OmkarPathak / pyresparser

A simple resume parser used for extracting information from resumes
GNU General Public License v3.0
808 stars 411 forks source link

Extraction of Names is not always correct #23

Closed arvindrkrishnen closed 4 years ago

arvindrkrishnen commented 4 years ago

I have ran this module through bunch of 1000+ resumes and the name extraction itself is not always correct. Hardly 200 resumes extraction was successful. Have you validated this code against variety of resume samples?

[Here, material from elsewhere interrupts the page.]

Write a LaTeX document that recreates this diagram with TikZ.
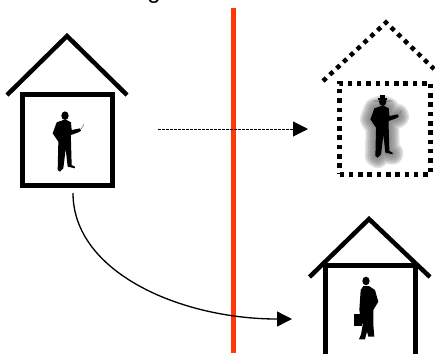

OmkarPathak commented 4 years ago

@arvindrkrishnen yes I am aware of it. The thing is, resumes do not have a specific format and it is really hard to train a model for such a variety of resumes. But for many of the "standard" resumes, I think name extraction is fairly good. Please suggest any better methods for the same if you have 😄

arvindrkrishnen commented 4 years ago

Can you create a custom NER model using the data to recognize Indian names. Download datasets from here - http://au-kbc.org/nlp/NER-FIRE2013/

Additional datasets available at https://github.com/piyusharma95/NER-for-Hindi

OmkarPathak commented 4 years ago

@arvindrkrishnen thanks for the links. Sure I will try to train NER on the above-mentioned dataset. Will let you know once done

arvindrkrishnen commented 4 years ago

what worked well for me is to use Apache Tika for extracting cleaner text from PDF and word document. Just add this component in your code.

import tika
from tika import parser
#download and install TIKA server from https://cwiki.apache.org/confluence/display/TIKA/TikaServer#TikaServer-RunningtheTikaServerasaJarfile
#run TIKA server before you start the below command line
file_data = parser.from_file(file, 'http://localhost:9998/tika')
text = file_data['content']
OmkarPathak commented 4 years ago

@arvindrkrishnen thanks for the help. I did not find tika to be very effective in terms of text extraction. It is fairy similar to pdfminer and hence we have decided not to include this in pyresparser as it adds one layer of dependency.